HUME: It will be interesting to see what the president and his administration will have to say about this, in terms of our policy toward Iran. We say from time to time this is a state sponsor of terrorism. Now comes a plot hatched, apparently, in Iran.

So what is the president's attitude toward this going to be? Well, we're trying to stop them from getting weapons of mass destruction. But it appears that from that country terrorism is being exported, whether by the inspiration or the direction of the government apparently we don't know. But there it is. That's where it's coming from. A lot of people suspected this for a long time about Iran. Now we have the Iran-Al Qaeda connection laid out for us in the prosecuting documents from the Mounties.

BAIER: Now Juan, we don't know about the ties on the Boston case obviously with Islamic extremism. We know it was on their web sites. We know what they were espousing but we don't know the specific ties as they look into Tamerlan's travel overseas -- the older brother. But these Canadian officials are saying it's clear tied to Al Qaeda. What about the whole tie of Al Qaeda is diminishing, the threat is diminishing, we have got them on the run? Are we starting to see a different thing develop that perhaps is much different than what we heard from the administration?

JUAN WILLIAMS, SENIOR EDITOR, THE HILL: No. I think that there is a new type of Al Qaeda connection. There is something that we have to understand that has evolved or in some sense mutated, which is it is not a hierarchical direction, and it may be in the case of the Canadians given what we just heard from the Mounty that in fact there was a hierarchical order, training, and these people were sent to commit this act.

BAIER: Which indicates order and giving direction?

WILLIAMS: That's what I'm saying. But I think in general the bigger threat at the moment is not, because I think the administration -- the United States has disseminated Al Qaeda as we knew them on 9/11. The bigger threat now is that you get groups that are splinter groups or people that are online and reading these radical Islamic and Al Qaeda oriented magazines about how to commit terror how to build pressure cooker bombs, and that these people then, acting as so-called lone wolves or in groups of two like we suspect of these people in Boston, commit a terrorist act.

Now, you say is that Al Qaeda linked? Now it's kind of amorphous. Well, yes, they are following Al Qaeda's inspiration. But it is different than saying that they are Al Qaeda.
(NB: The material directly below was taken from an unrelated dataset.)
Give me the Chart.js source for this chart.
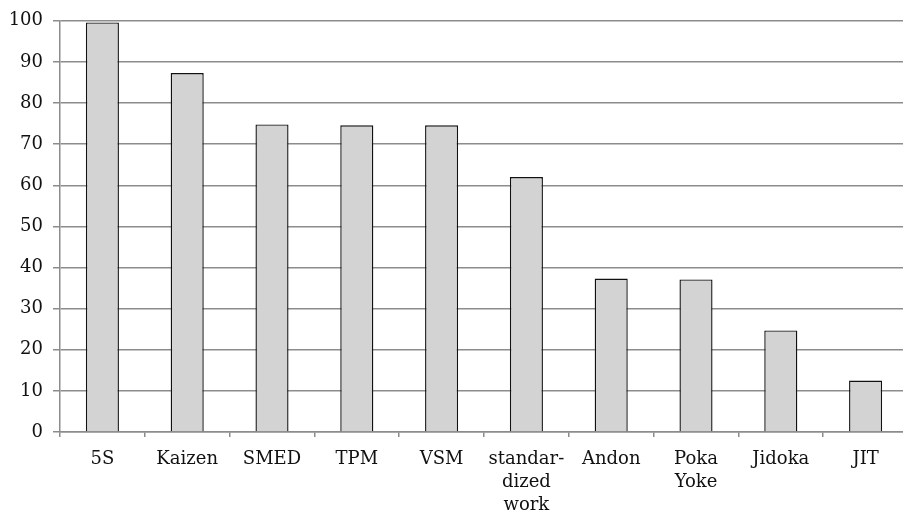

BAIER: I think there are a lot more connections that we would like to know about with Al Qaeda and these splinter groups, perhaps from those documents we have yet to see from the bin Laden compound.
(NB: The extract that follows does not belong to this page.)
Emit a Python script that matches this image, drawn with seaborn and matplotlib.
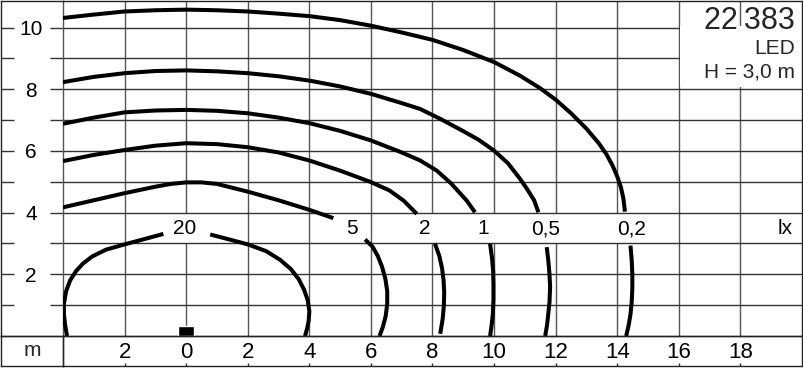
import numpy as np
import pandas as pd
import matplotlib
matplotlib.use("Agg")
import matplotlib.pyplot as plt
from matplotlib.patches import Rectangle
import seaborn as sns

# ---------------- data ----------------
lux_labels = ["20", "5", "2", "1", "0,5", "0,2"]
label_x = [-0.06, 5.38, 7.76, 9.63, 11.68, 14.46]
label_y = 3.48
unit_label = "lx"
unit_x = 19.45

# 20 lx (closed loop around the luminaire, broken at its label)
c20_a_x = [-3.87, -3.93, -3.97, -3.97, -3.90, -3.77, -3.58, -3.35, -3.05, -2.60, -2.00, -1.40, -0.74]
c20_a_y = [0.00, 0.35, 0.70, 1.04, 1.45, 1.80, 2.10, 2.35, 2.58, 2.80, 2.97, 3.13, 3.31]
c20_b_x = [0.78, 1.40, 2.00, 2.60, 3.05, 3.40, 3.65, 3.83, 3.95, 4.00, 3.98, 3.93, 3.86]
c20_b_y = [3.29, 3.13, 2.97, 2.75, 2.47, 2.17, 1.85, 1.50, 1.15, 0.80, 0.50, 0.25, 0.00]

# 5 lx
c5_a_x = [-4.0, -3.0, -2.0, -1.0, -0.5, 0.0, 0.5, 1.0, 2.0, 3.0, 4.0, 4.78]
c5_a_y = [4.17, 4.40, 4.63, 4.84, 4.93, 4.98, 4.98, 4.93, 4.68, 4.40, 4.09, 3.82]
c5_b_x = [5.81, 6.05, 6.22, 6.36, 6.47, 6.53, 6.53, 6.48, 6.39, 6.28]
c5_b_y = [3.13, 2.90, 2.60, 2.25, 1.85, 1.45, 1.05, 0.65, 0.30, 0.00]

# 2 lx
c2_a_x = [-4.0, -3.0, -2.0, -1.0, 0.0, 1.0, 2.0, 3.0, 4.0, 5.0, 6.0, 6.6, 7.06, 7.49]
c2_a_y = [5.67, 5.87, 6.03, 6.17, 6.25, 6.22, 6.12, 5.95, 5.69, 5.36, 4.99, 4.72, 4.39, 3.96]
c2_b_x = [8.08, 8.22, 8.31, 8.36, 8.38, 8.37, 8.33, 8.25]
c2_b_y = [2.99, 2.60, 2.20, 1.80, 1.40, 1.00, 0.55, 0.07]

# 1 lx
c1_a_x = [-4.0, -3.0, -2.0, -1.0, 0.0, 1.0, 2.0, 3.0, 4.0, 5.0, 6.0, 7.0, 7.6, 8.14, 8.6, 9.11, 9.38]
c1_a_y = [6.88, 7.08, 7.25, 7.31, 7.33, 7.30, 7.22, 7.08, 6.90, 6.65, 6.34, 5.95, 5.69, 5.36, 4.95, 4.39, 4.01]
c1_b_x = [9.87, 9.93, 9.97, 9.98, 9.98, 9.96, 9.92, 9.87]
c1_b_y = [2.99, 2.55, 2.10, 1.65, 1.20, 0.72, 0.35, 0.00]

# 0,5 lx
c05_a_x = [-4.0, -3.0, -2.0, -1.0, 0.0, 1.0, 2.0, 3.0, 4.0, 5.0, 6.0, 7.0, 7.6, 8.25, 9.0, 9.5,
           10.0, 10.45, 10.84, 11.1, 11.3, 11.44]
c05_a_y = [8.23, 8.40, 8.52, 8.59, 8.61, 8.58, 8.52, 8.42, 8.28, 8.09, 7.85, 7.55, 7.36, 7.04, 6.64, 6.36,
           6.01, 5.60, 5.10, 4.72, 4.40, 4.01]
c05_b_x = [11.71, 11.76, 11.80, 11.82, 11.80, 11.76, 11.72, 11.66]
c05_b_y = [2.88, 2.45, 2.00, 1.58, 1.10, 0.72, 0.35, 0.00]

# 0,2 lx
c02_a_x = [-4.0, -3.0, -2.0, -1.0, 0.0, 1.0, 2.0, 3.0, 4.0, 5.0, 6.0, 7.0, 8.0, 9.0, 10.0, 10.84,
           11.5, 12.0, 12.5, 13.0, 13.4, 13.65, 13.85, 14.0, 14.12, 14.2, 14.25]
c02_a_y = [10.31, 10.42, 10.52, 10.56, 10.58, 10.56, 10.52, 10.45, 10.37, 10.24, 10.06, 9.84, 9.60, 9.27,
           8.88, 8.44, 8.03, 7.66, 7.22, 6.72, 6.25, 5.89, 5.52, 5.17, 4.82, 4.45, 4.03]
c02_b_x = [14.43, 14.47, 14.49, 14.49, 14.47, 14.43, 14.37, 14.29]
c02_b_y = [2.93, 2.45, 2.00, 1.55, 1.10, 0.70, 0.35, 0.00]

lum_x = [0.0]
lum_h = [0.32]

x_ticks = [-2, 0, 2, 4, 6, 8, 10, 12, 14, 16, 18]
x_tick_labels = ["2", "0", "2", "4", "6", "8", "10", "12", "14", "16", "18"]
y_ticks = [1, 2, 3, 4, 5, 6, 7, 8, 9, 10]
y_tick_labels = ["", "2", "", "4", "", "6", "", "8", "", "10"]

title_num = "22\u2009383"
title_l2 = "LED"
title_l3 = "H = 3,0 m"

# ---------------- table for seaborn ----------------
segments = [
    ("20a", c20_a_x, c20_a_y), ("20b", c20_b_x, c20_b_y),
    ("5a", c5_a_x, c5_a_y), ("5b", c5_b_x, c5_b_y),
    ("2a", c2_a_x, c2_a_y), ("2b", c2_b_x, c2_b_y),
    ("1a", c1_a_x, c1_a_y), ("1b", c1_b_x, c1_b_y),
    ("05a", c05_a_x, c05_a_y), ("05b", c05_b_x, c05_b_y),
    ("02a", c02_a_x, c02_a_y), ("02b", c02_b_x, c02_b_y),
]
rows = []
for seg, xs, ys in segments:
    for i, (xv, yv) in enumerate(zip(xs, ys)):
        rows.append({"seg": seg, "order": i, "x": xv, "y": yv})
df = pd.DataFrame(rows)

# ---------------- figure ----------------
sns.set_theme(style="white")
plt.rcParams["font.family"] = ["Liberation Sans", "DejaVu Sans"]

W, H = 804, 368
fig = plt.figure(figsize=(W / 100, H / 100), dpi=100)
fig.patch.set_facecolor("white")

XMIN, XMAX, YMIN, YMAX = -4, 20, 0, 10.86
GRID_V = "#555555"
GRID_H = "#333333"
BORDER = "#222222"

ax = fig.add_axes([63 / W, 32 / H, 739 / W, 335 / H])
ax.set_facecolor("white")

# grid
for xv in x_ticks:
    ax.axvline(xv, color=GRID_V, lw=1.0, zorder=1)
for yv in y_ticks:
    ax.axhline(yv, color=GRID_H, lw=1.0, zorder=2)

# white band behind the isolux labels
for txt, xv in zip(lux_labels + [unit_label], label_x + [unit_x]):
    hw = 0.5 if len(txt) == 1 else 0.75
    ax.add_patch(Rectangle((xv - hw, 3.03), 2 * hw, 0.94, facecolor="white",
                           edgecolor="none", zorder=1.5))

# white info box top right
ax.add_patch(Rectangle((16.03, 8.06), 4.0, 2.0, facecolor="white", edgecolor="none", zorder=2.5))

# isolux curves
sns.lineplot(data=df, x="x", y="y", units="seg", estimator=None, sort=False,
             color="black", linewidth=2.9, ax=ax, legend=False, zorder=4,
             solid_capstyle="butt", solid_joinstyle="round")

# luminaire
ax.bar(lum_x, lum_h, width=0.53, bottom=0, color="black", zorder=3)

# labels
for txt, xv in zip(lux_labels, label_x):
    ax.text(xv, label_y, txt, ha="center", va="center", fontsize=15, color="black", zorder=5)
ax.text(unit_x, label_y, unit_label, ha="center", va="center", fontsize=15, color="black", zorder=5)

ax.text(19.76, 9.96, title_num, ha="right", va="baseline", fontsize=22, zorder=5)
ax.text(19.76, 9.15, title_l2, ha="right", va="baseline", fontsize=15, zorder=5)
ax.text(19.76, 8.37, title_l3, ha="right", va="baseline", fontsize=15, zorder=5)

ax.set_xlim(XMIN, XMAX)
ax.set_ylim(YMIN, YMAX)
ax.set_xlabel("")
ax.set_ylabel("")
ax.set_xticks(x_ticks, x_tick_labels)
ax.set_yticks(y_ticks, y_tick_labels, ha="center")
ax.tick_params(axis="x", length=0, pad=4.2, labelsize=16, colors="black")
ax.tick_params(axis="y", direction="out", length=9.36, width=1.0, pad=13.7,
               labelsize=15, color=GRID_H, labelcolor="black", left=True)
for side in ["top", "right", "bottom"]:
    ax.spines[side].set_color(BORDER)
    ax.spines[side].set_linewidth(1.0)
ax.spines["left"].set_color(GRID_V)
ax.spines["left"].set_linewidth(1.0)

# left label column (outer tick dashes)
axl = fig.add_axes([1 / W, 32 / H, 62 / W, 335 / H], sharey=ax)
axl.set_facecolor("none")
axl.set_xticks([])
axl.tick_params(axis="y", direction="in", length=9.36, width=1.0, color=GRID_H,
                labelleft=False, left=True)
axl.spines["right"].set_visible(False)
for side in ["left", "top", "bottom"]:
    axl.spines[side].set_color(BORDER)
    axl.spines[side].set_linewidth(1.0)

# bottom label row
axb = fig.add_axes([63 / W, 2 / H, 739 / W, 30 / H], sharex=ax)
axb.set_facecolor("none")
axb.set_yticks([])
axb.tick_params(axis="x", direction="in", length=2.5, width=1.0, color=GRID_H,
                labelbottom=False, bottom=True)
axb.spines["left"].set_color(GRID_V)
for side in ["right", "bottom", "top"]:
    axb.spines[side].set_color(BORDER)
for side in axb.spines:
    axb.spines[side].set_linewidth(1.0)

# corner cell with unit "m"
axc = fig.add_axes([1 / W, 2 / H, 62 / W, 30 / H])
axc.set_facecolor("none")
axc.set_xticks([])
axc.set_yticks([])
for side in axc.spines:
    axc.spines[side].set_color(BORDER)
    axc.spines[side].set_linewidth(1.0)
axc.text(0.5, 0.5, "m", ha="center", va="center", fontsize=15, transform=axc.transAxes)

fig.savefig("out.png", dpi=100, facecolor="white")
PACE: And I think this is one of those situations that is tricky for the administration as they try to message it, because on the one hand they do have an interest -- a political interest in saying that Al Qaeda has been defeated and disseminated in Afghanistan where we have been engaged in this long war.  At the same time we have seen not only with this plot in Canada but also incidents in Northern Africa over the past couple of months that there are groups that if they aren't direct offshoots of the Al Qaeda we knew in Afghanistan are at least inspired by them. And that's a tough thing to say we've both defeated them but also have concerns about groups that were inspired by them.